The fishing vessel Atlantic Osprey ran aground and sank off Balbriggan in north Dublin, Ireland. The wooden vessel with five crew on board was fishing razor clams, but lost power and remain adrift in stiff breeze. The crew was unable to restart the engine and vessel stuck into a sandbank. The grounding water breaches of the wooden hull and fishing vessel Atlantic Osprey started getting water ingress. The fishermen sent distress signal to the local authorities and requested immediate evacuation. The weather conditions at the time were described as overcast with a south easterly Force 3-4 wind blowing and there was immediate danger for the life of the people. The UK Coast Guard dispatched rescue helicopter and RNLI boat to rescue the five fishermen.
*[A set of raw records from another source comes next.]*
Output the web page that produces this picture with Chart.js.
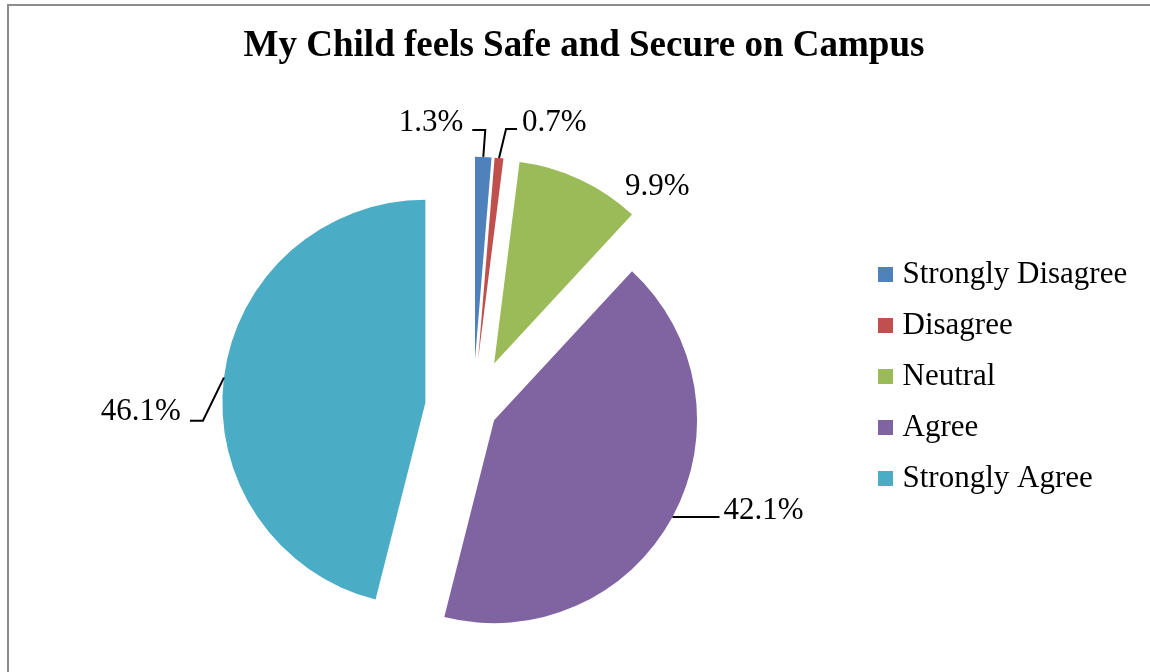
<!DOCTYPE html>
<html>
<head>
<meta charset="utf-8">
<script src="https://cdn.jsdelivr.net/npm/chart.js@4"></script>
<style>
  html, body { margin: 0; padding: 0; background: #fff; }
  #frame {
    position: absolute; left: 7px; top: 4px; width: 1200px; height: 700px;
    border-left: 2px solid #8c8c8c; border-top: 2px solid #8c8c8c;
  }
  #chart { position: absolute; left: 0; top: 0; }
</style>
</head>
<body>
<div id="frame"></div>
<canvas id="chart" width="1150" height="672"></canvas>
<script>
const titleText = "My Child feels Safe and Secure on Campus";
const categories = ["Strongly Disagree", "Disagree", "Neutral", "Agree", "Strongly Agree"];
const percentages = [1.3, 0.7, 9.9, 42.1, 46.1];
const sliceColors = ["#4F81BD", "#C0504D", "#9BBB59", "#8064A2", "#4BACC6"];

// how far each slice is pulled out of the pie (px)
const explode = [49, 49, 50, 24, 48];
// leader line per label: elbow offset from the slice edge, flat arm, then the text
const leaders = [
  { elbow: [2, -27], arm: -13, gap: 9, dy: -7 },
  { elbow: [7, -29], arm: 11, gap: 5, dy: -6 },
  { elbow: null, text: [45, 7] },
  { elbow: [0, 0], arm: 47, gap: 4, dy: -6 },
  { elbow: [-21, 43], arm: -13, gap: 9, dy: -9 },
];

const serif = "'Liberation Serif', 'Times New Roman', serif";

function squareKey(color) {
  const c = document.createElement("canvas");
  c.width = 15;
  c.height = 15;
  const g = c.getContext("2d");
  g.fillStyle = color;
  g.fillRect(0, 0, 15, 15);
  return c;
}

// The legend box is kept narrow so the pie sits left of centre;
// let its text run on to the canvas edge instead of being clipped.
const legendRoomPlugin = {
  id: "legendRoom",
  afterLayout(chart) {
    chart.legend.right = chart.width;
    chart.legend.width = chart.legend.right - chart.legend.left;
  },
};

// Push every slice out along its middle angle.
const explodePlugin = {
  id: "explode",
  afterDatasetsUpdate(chart) {
    chart.getDatasetMeta(0).data.forEach((arc, i) => {
      const mid = (arc.startAngle + arc.endAngle) / 2;
      arc.x += Math.cos(mid) * explode[i];
      arc.y += Math.sin(mid) * explode[i];
    });
  },
};

// Percent labels with leader lines, anchored on each slice's outer edge.
const labelPlugin = {
  id: "sliceLabels",
  afterDatasetsDraw(chart) {
    const ctx = chart.ctx;
    ctx.save();
    ctx.font = "31px " + serif;
    ctx.fillStyle = "#000";
    ctx.strokeStyle = "#000";
    ctx.lineWidth = 2;
    ctx.textBaseline = "middle";
    chart.getDatasetMeta(0).data.forEach((arc, i) => {
      const mid = (arc.startAngle + arc.endAngle) / 2;
      const ax = arc.x + Math.cos(mid) * arc.outerRadius;
      const ay = arc.y + Math.sin(mid) * arc.outerRadius;
      const text = percentages[i].toFixed(1) + "%";
      const l = leaders[i];
      if (!l.elbow) {
        ctx.textAlign = "left";
        ctx.fillText(text, ax + l.text[0], ay + l.text[1]);
        return;
      }
      const ex = ax + l.elbow[0];
      const ey = ay + l.elbow[1];
      const endX = ex + l.arm;
      ctx.beginPath();
      ctx.moveTo(ax, ay);
      ctx.lineTo(ex, ey);
      ctx.lineTo(endX, ey);
      ctx.stroke();
      const dir = Math.sign(l.arm);
      ctx.textAlign = dir < 0 ? "right" : "left";
      ctx.fillText(text, endX + dir * l.gap, ey + l.dy);
    });
    ctx.restore();
  },
};

new Chart(document.getElementById("chart"), {
  type: "pie",
  data: {
    labels: categories,
    datasets: [{
      data: percentages,
      backgroundColor: sliceColors,
      borderWidth: 0,
      radius: 203,
      clip: false,
    }],
  },
  options: {
    responsive: false,
    animation: false,
    events: [],
    layout: { padding: { left: 83, right: 65, top: 0, bottom: 94 } },
    plugins: {
      title: {
        display: true,
        text: titleText,
        color: "#000",
        font: { family: serif, size: 37, weight: "bold" },
        padding: { top: 24, bottom: 171 },
      },
      legend: {
        position: "right",
        align: "start",
        fullSize: false,
        maxWidth: 222,
        labels: {
          color: "#000",
          font: { family: serif, size: 31 },
          padding: 20,
          usePointStyle: true,
          pointStyleWidth: 4,
          generateLabels: () => categories.map((name, i) => ({
            text: name,
            fillStyle: sliceColors[i],
            strokeStyle: sliceColors[i],
            lineWidth: 0,
            pointStyle: squareKey(sliceColors[i]),
            hidden: false,
            index: i,
          })),
        },
      },
      tooltip: { enabled: false },
    },
  },
  plugins: [legendRoomPlugin, explodePlugin, labelPlugin],
});
</script>
</body>
</html>
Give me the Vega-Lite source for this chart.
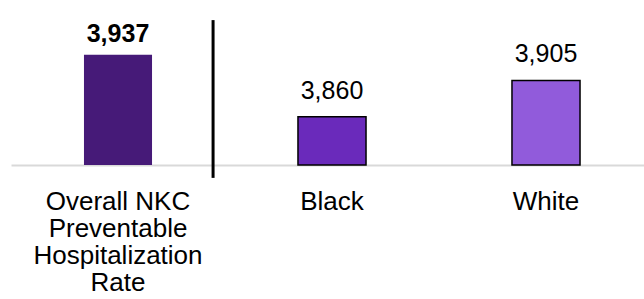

“Efforts are now underway to salvage the trawler”, said a Coast Guard spokesman. “The crew despite the ordeal are reported to be in good spirits”, added he.
At the scene of the accident first arrived the Skerries RNLI boat, which tried to refloat the troubled fishing vessel Atlantic Osprey, but attempts failed. During Salvage attempts on board of the fishing ship were transferred three pumps, but despite of crews’ efforts, the pumps couldn’t overcome the water ingress. The five fishermen were rescued and evacuated to the shore. At the morning, the boat was half submerged in the sea south of Balbriggan, partially remaining above the water.
Fishing quotas now mean that fishermen have to go out in bad weather to try to make a living, and this is the result, according to the local fishermen.
The fishing vessel Atlantic Osprey has 400 liters of diesel and 30 liters of lube oil on board. The local authorities and environmental department is monitoring the partially submerged fishing ship and are ready to activate Fingal County Council’s Oil Pollution Response Plan if required.